Taiwan’s government passed amendments Monday to the School Health Act on Monday that ban the use of genetically modified food ingredients or processed food with such ingredients in school meals.
Democratic Progressive Party Legislator Lin Shu-fen, one of the amendments’ sponsors, said Taiwan imports over 2.3 million tons of soybeans annually, 90 % of which are genetically modified or “animal feed” products.
Most GM crops are grown using chemical herbicides and stored and shipped through a procedure fit for animal feed, Lin said, arguing that if such crops were used in meals for schoolchildren, it would have a huge impact on their physical and psychological health.
Legislator Lu Shiow-yen of the Kuomintang said that if young students consume foods that are made from genetically modified primary ingredients, it is tantamount to a hidden food safety crisis because they are exposed to unnecessary risks.
To ensure food safety and protect students’ health, the lawmakers said, it is imperative to require that schools get rid of GM foods.
While the amendments were being debated at the Legislature, Education Minister Wu Se-hwa said the government was very concerned about students’ health and had encouraged schools to prioritize the use of locally grown farm produce and food ingredients.
Taipei’s Department of Education said 103 of the city’s 235 schools had already opted against GM food ingredients.

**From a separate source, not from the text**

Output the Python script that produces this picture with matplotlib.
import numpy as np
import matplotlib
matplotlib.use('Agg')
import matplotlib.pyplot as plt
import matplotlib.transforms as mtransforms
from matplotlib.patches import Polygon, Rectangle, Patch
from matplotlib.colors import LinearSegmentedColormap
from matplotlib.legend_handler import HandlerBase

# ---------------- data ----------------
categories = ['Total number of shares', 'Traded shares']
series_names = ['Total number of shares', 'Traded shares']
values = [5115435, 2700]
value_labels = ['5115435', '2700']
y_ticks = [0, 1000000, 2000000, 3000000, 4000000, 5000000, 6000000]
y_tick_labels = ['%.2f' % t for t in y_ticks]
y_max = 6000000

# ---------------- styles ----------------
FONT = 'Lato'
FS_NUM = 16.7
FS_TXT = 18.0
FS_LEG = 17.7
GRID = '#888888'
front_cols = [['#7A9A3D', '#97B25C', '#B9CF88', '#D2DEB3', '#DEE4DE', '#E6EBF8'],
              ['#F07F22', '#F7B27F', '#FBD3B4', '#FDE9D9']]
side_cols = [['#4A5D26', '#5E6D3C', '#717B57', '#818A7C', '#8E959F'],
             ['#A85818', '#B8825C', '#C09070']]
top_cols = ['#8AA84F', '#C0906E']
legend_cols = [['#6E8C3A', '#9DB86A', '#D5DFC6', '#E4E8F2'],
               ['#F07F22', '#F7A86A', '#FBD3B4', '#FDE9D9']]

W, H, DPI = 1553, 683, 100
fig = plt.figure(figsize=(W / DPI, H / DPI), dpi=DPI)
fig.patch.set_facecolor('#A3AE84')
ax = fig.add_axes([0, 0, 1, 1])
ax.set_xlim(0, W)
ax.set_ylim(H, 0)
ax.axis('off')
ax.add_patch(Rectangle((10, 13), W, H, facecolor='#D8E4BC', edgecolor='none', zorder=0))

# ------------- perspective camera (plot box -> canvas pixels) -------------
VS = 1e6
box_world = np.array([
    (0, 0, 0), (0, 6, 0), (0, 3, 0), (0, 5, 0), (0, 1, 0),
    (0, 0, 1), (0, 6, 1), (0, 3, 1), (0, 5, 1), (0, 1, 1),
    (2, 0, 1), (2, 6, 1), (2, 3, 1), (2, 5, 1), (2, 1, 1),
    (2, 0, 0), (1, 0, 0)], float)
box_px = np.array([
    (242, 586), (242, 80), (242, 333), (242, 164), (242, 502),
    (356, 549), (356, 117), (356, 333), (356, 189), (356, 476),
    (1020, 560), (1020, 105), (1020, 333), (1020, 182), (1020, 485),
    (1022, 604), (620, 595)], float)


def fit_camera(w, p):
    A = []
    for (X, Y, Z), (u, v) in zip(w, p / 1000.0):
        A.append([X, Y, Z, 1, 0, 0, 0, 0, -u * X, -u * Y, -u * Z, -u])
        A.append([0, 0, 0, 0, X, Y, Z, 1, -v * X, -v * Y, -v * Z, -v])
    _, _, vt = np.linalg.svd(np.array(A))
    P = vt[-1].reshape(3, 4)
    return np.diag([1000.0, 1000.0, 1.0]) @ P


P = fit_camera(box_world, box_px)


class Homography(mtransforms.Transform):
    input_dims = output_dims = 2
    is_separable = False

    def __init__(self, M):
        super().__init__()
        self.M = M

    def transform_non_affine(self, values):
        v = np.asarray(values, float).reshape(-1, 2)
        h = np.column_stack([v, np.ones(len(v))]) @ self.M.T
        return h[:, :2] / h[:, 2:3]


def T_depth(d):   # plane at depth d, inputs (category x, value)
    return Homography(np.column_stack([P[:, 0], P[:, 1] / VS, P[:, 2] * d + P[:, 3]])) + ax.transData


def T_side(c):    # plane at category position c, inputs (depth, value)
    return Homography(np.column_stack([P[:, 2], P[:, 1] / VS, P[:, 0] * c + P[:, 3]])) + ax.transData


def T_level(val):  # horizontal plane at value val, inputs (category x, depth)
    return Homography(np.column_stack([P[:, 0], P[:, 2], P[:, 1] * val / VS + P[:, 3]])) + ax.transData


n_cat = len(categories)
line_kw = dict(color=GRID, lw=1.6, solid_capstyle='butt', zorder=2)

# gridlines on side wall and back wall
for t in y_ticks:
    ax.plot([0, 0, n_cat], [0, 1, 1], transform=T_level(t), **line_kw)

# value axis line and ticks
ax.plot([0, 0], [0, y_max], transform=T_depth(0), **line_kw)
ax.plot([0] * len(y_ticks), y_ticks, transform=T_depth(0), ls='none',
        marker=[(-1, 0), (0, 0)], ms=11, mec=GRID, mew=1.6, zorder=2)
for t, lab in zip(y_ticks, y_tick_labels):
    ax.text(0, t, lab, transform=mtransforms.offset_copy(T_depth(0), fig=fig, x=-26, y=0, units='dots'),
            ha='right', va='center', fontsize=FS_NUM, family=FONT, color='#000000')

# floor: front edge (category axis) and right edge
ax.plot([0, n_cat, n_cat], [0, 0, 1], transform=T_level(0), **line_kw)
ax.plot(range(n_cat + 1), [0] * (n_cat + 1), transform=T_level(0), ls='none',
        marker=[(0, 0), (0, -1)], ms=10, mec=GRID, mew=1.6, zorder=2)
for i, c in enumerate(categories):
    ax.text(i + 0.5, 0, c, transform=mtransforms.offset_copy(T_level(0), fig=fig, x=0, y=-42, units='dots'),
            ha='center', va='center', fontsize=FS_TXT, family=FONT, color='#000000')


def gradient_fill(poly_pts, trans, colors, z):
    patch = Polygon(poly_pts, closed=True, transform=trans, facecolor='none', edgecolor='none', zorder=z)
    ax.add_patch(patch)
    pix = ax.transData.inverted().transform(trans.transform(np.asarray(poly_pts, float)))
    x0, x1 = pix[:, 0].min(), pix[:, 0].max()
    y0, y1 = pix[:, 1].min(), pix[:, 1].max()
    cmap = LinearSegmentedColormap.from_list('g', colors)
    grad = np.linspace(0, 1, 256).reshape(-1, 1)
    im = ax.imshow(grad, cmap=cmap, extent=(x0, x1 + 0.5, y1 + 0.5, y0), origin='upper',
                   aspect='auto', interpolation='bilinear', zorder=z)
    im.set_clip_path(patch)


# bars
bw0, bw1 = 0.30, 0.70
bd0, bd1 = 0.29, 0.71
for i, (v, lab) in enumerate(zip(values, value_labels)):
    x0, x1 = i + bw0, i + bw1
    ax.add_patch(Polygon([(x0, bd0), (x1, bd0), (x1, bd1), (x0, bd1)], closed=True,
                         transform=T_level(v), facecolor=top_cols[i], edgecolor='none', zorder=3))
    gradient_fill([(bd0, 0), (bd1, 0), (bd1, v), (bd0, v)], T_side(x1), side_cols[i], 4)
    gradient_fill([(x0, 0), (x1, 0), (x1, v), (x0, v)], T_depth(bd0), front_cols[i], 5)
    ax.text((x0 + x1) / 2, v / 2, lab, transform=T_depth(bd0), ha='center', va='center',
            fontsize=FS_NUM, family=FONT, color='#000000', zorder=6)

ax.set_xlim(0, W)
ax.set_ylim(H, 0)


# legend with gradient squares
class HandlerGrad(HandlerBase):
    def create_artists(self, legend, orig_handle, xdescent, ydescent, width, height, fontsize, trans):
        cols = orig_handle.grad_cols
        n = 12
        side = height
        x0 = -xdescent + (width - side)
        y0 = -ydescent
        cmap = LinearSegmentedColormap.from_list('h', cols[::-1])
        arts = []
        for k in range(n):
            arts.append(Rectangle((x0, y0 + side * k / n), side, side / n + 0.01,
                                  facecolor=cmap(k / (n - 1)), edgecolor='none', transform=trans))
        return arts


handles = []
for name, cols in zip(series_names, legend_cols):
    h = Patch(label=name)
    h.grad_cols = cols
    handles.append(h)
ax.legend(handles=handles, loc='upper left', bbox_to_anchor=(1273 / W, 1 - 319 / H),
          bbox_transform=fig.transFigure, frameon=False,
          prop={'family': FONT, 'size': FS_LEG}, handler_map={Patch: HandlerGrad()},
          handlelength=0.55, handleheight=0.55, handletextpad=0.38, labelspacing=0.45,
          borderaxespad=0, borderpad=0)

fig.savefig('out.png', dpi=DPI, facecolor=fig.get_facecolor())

For the other 132 schools, changing their policies as required by the new provisions to the act will force them to spend an additional NT$2 to NT$3 for each meal.
The Ministry of Education said that when the new requirements take effect, expected to be next semester at the earliest, the cost of school meals could increase by NT$5 each.
That would add NT$235.8 million (US$7.17 million) to the ministry’s budget for subsidizing school meals for 262,000 disadvantaged elementary and junior school students, it said.